Helplessness began to creep into my mind. I mentally shook my hands out. If I understood more about power and magic maybe this wouldn't be so hard. I could have known tons by now if I hadn't been keeping my head so far down that I'd buried it in the sand. I'd always known there was more to my condition than could possibly be explained by medical science alone. I'd just wanted peace. Maybe I should have taken the blue pill, chosen the easy way out when I'd been offered it. I had kind of surprised myself that I hadn't.

I remembered my reason for not just moving on like I'd planned. That guy who'd been ignored, abandoned, made a spectacle of, his only reward for doing a good deed. Unlike before, I can help now. "STOP freaking out. Figure out what will help," I yelled at myself. Breath.

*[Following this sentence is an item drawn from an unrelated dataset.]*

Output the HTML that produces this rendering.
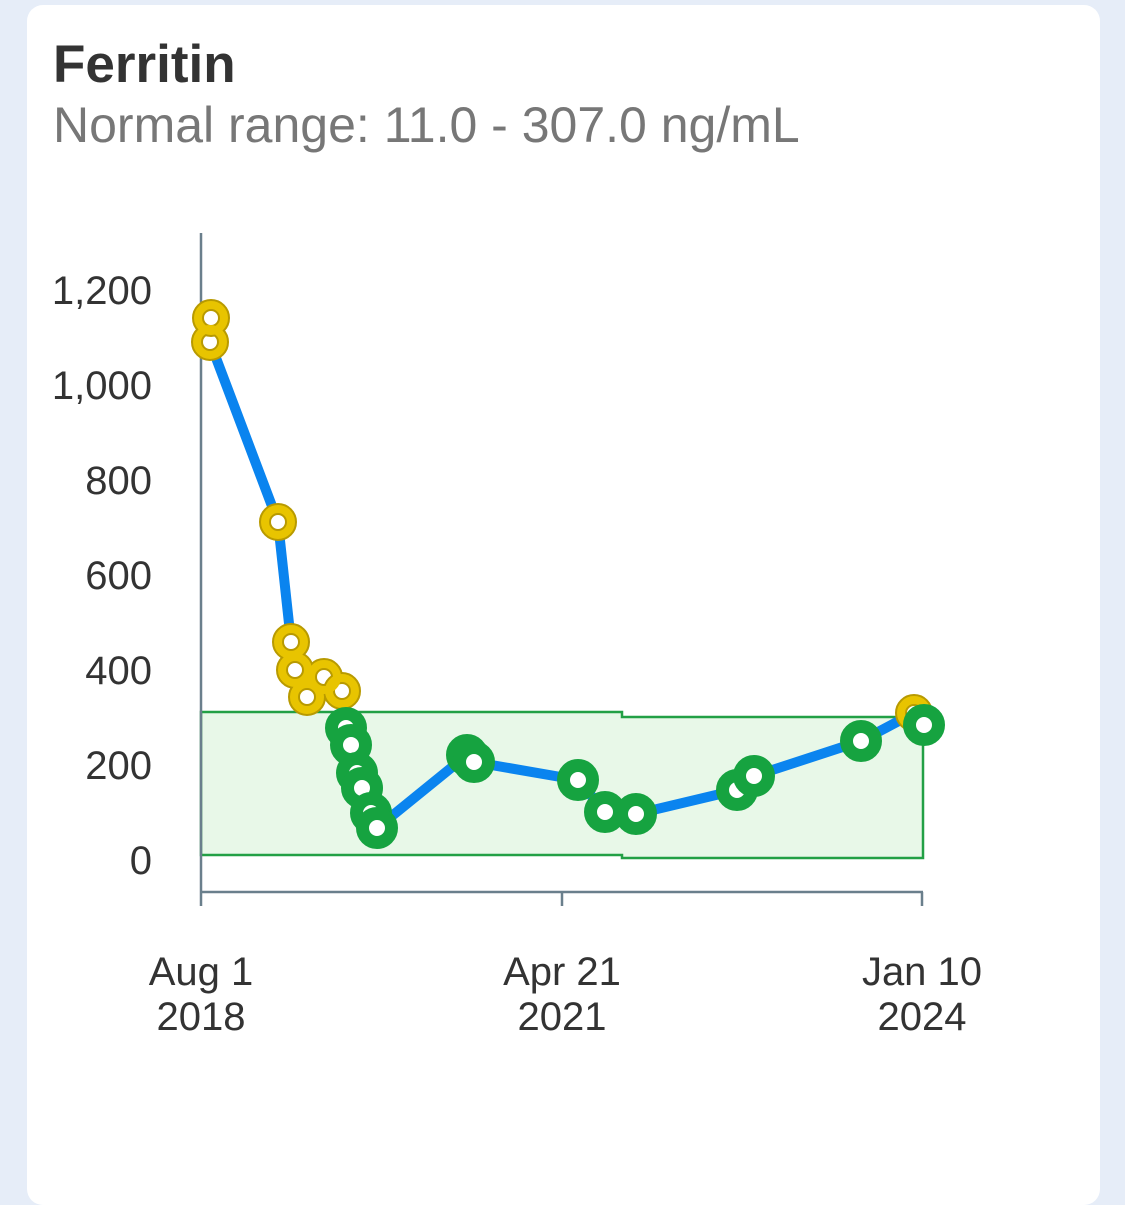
<!DOCTYPE html>
<html><head><style>
body{margin:0;background:#e6edf8;width:1125px;height:1117px;overflow:hidden;font-family:"Liberation Sans",sans-serif}
.card{position:absolute;left:27px;top:5px;width:1073px;height:1200px;background:#fff;border-radius:16px}
h1{position:absolute;left:53px;top:38px;margin:0;font-size:53px;font-weight:bold;color:#333;line-height:1}
.sub{position:absolute;left:53px;top:100px;font-size:50px;color:#777;line-height:1}
</style></head><body>
<div class="card"></div>
<h1>Ferritin</h1>
<div class="sub">Normal range: 11.0 - 307.0 ng/mL</div>
<svg width="1125" height="1117" style="position:absolute;left:0;top:0">
<path d="M201,712 H622 V717 H923 V858 H622 V855 H201 Z" fill="#e8f8e8" stroke="#22a045" stroke-width="2.5"/>
<g stroke="#6a7f8c" stroke-width="2.5">
<line x1="201" y1="233" x2="201" y2="906"/>
<line x1="201" y1="892" x2="923" y2="892"/>
<line x1="562" y1="892" x2="562" y2="906"/>
<line x1="922" y1="892" x2="922" y2="906"/>
</g>
<g font-size="40" fill="#333" text-anchor="end">
<text x="152" y="304">1,200</text><text x="152" y="399">1,000</text><text x="152" y="494">800</text>
<text x="152" y="589">600</text><text x="152" y="684">400</text><text x="152" y="779">200</text><text x="152" y="874">0</text>
</g>
<g font-size="40" fill="#333" text-anchor="middle">
<text x="201" y="985">Aug 1</text><text x="201" y="1030">2018</text>
<text x="562" y="985">Apr 21</text><text x="562" y="1030">2021</text>
<text x="922" y="985">Jan 10</text><text x="922" y="1030">2024</text>
</g>
<polyline fill="none" stroke="#0a84ef" stroke-width="10" stroke-linejoin="round" points="211,318 210,342 278,522 291,642 295,670 307,697 324,677 342,691 346,728 351,745 357,773 362,788 371,813 377,828 467,755 474,762 578,780 605,812 636,814 737,790 754,776 861,741 914,713 924,725"/>
<g fill="#fff" stroke="#b89a00" stroke-width="12">
<circle cx="210" cy="342" r="13"/><circle cx="211" cy="318" r="13"/><circle cx="278" cy="522" r="13"/>
<circle cx="291" cy="642" r="13"/><circle cx="295" cy="670" r="13"/><circle cx="307" cy="697" r="13"/>
<circle cx="324" cy="677" r="13"/><circle cx="342" cy="691" r="13"/><circle cx="914" cy="713" r="13"/>
</g>
<g fill="none" stroke="#e8c400" stroke-width="8">
<circle cx="210" cy="342" r="13"/><circle cx="211" cy="318" r="13"/><circle cx="278" cy="522" r="13"/>
<circle cx="291" cy="642" r="13"/><circle cx="295" cy="670" r="13"/><circle cx="307" cy="697" r="13"/>
<circle cx="324" cy="677" r="13"/><circle cx="342" cy="691" r="13"/><circle cx="914" cy="713" r="13"/>
</g>
<g fill="#fff" stroke="#16a340" stroke-width="13">
<circle cx="346" cy="728" r="14.5"/><circle cx="351" cy="745" r="14.5"/><circle cx="357" cy="773" r="14.5"/>
<circle cx="362" cy="788" r="14.5"/><circle cx="371" cy="813" r="14.5"/><circle cx="377" cy="828" r="14.5"/>
<circle cx="467" cy="755" r="14.5"/><circle cx="474" cy="762" r="14.5"/><circle cx="578" cy="780" r="14.5"/>
<circle cx="605" cy="812" r="14.5"/><circle cx="636" cy="814" r="14.5"/><circle cx="737" cy="790" r="14.5"/>
<circle cx="754" cy="776" r="14.5"/><circle cx="861" cy="741" r="14.5"/><circle cx="924" cy="725" r="14.5"/>
</g>
</svg>
</body></html>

I went into one twin and then began to pull all of his energy toward me like I was a magnet. I visualized the energy forming the joint of the hip with the femur leading from it down to the patella and the knee. It felt like I formed his leg almost from scratch and left the other leg behind for the other twin. I hope he wouldn't end up with two left feet literally. Exhaustion began to tug at me and I wasn't sure if I had it in me to mentally form all the delicate interlocking bones of the foot and ankle without giving him a club foot. No. Not good enough to try and fail. I'm still breathing and conscious so how can I truly say I've given it my all. These men deserve nothing less than someone's all after what they'd been through. Someone should try and put things right.

It took almost everything I had but at last I was looking down at five complete toes. Triumph flowed through me faintly but couldn't seem to really reach me. It felt like unconsciousness was looming over me but worse and I realized the danger of this form is not that you could die but that you could just dissipate and fade away like you never were. I was here in an act of will and only my will is containing my consciousness outside of my body. I thought of my body now, as I had before, from my senses out and thankfully after a long struggle I opened my eyes and saw what I had freed.

They both looked like rescued drowning victims, soaked all over and heaving thick breaths through raw sounding throats. Ropes of wavy hair coiled over their fingers, over the debris of the alley floor and down their backs past their hips. The pale pre-dawn light hadn't really penetrated the alley yet but their hair seemed to be the color of polished pewter. I would have thought they were elderly except for the bodies revealed through the hair. Maybe the color is the result of stress, they had certainly been through that. Their faces were still averted, staring at the ground and hidden behind a curtain of tangled hair. I wondered if their faces would show the same ravages, if it was a ravage at all. Natural steel grey hair color isn't the oddest thing I've seen tonight.

Olive toned skin showed on their arms and legs, carved with a relief of scars that told their own brutal story of unimaginable suffering. I could already tell they were each big tall men even from their hunched position. Wiry lean muscles stretched sparsely over long limbs and broad shoulders. It looked like they hadn't eaten properly in years but had somehow managed to stay fit in spite of that. Now that their breathing was starting to even out, I could see that the outline of each vertebra and rib hadn't been caused by either the huge contractions of their diaphragms or the crouched positions they were forcing their trembling bodies into. I knew the signs of overt starvation. I'd be surprised if they ate even every other day.

In such perfect unison it made me blink they flowed backward so they were kneeling. I was still a little dizzy from before and the synchronic movement made me feel like I was seeing double so I focused on the street behind them. It wasn't helping me that they were naked, even with hands resting modestly in each of their laps.

Despite their muscles trembling and twitching like derby winners, their innate grace was astounding. I wondered briefly what their lives had been like before their...ordeal. Not a truly adequate word to describe what had happened to them but I couldn't dwell on it enough to define it better right now. Maybe later we'd do the group therapy thing. Now, danger hadn't really passed it had just switched lanes.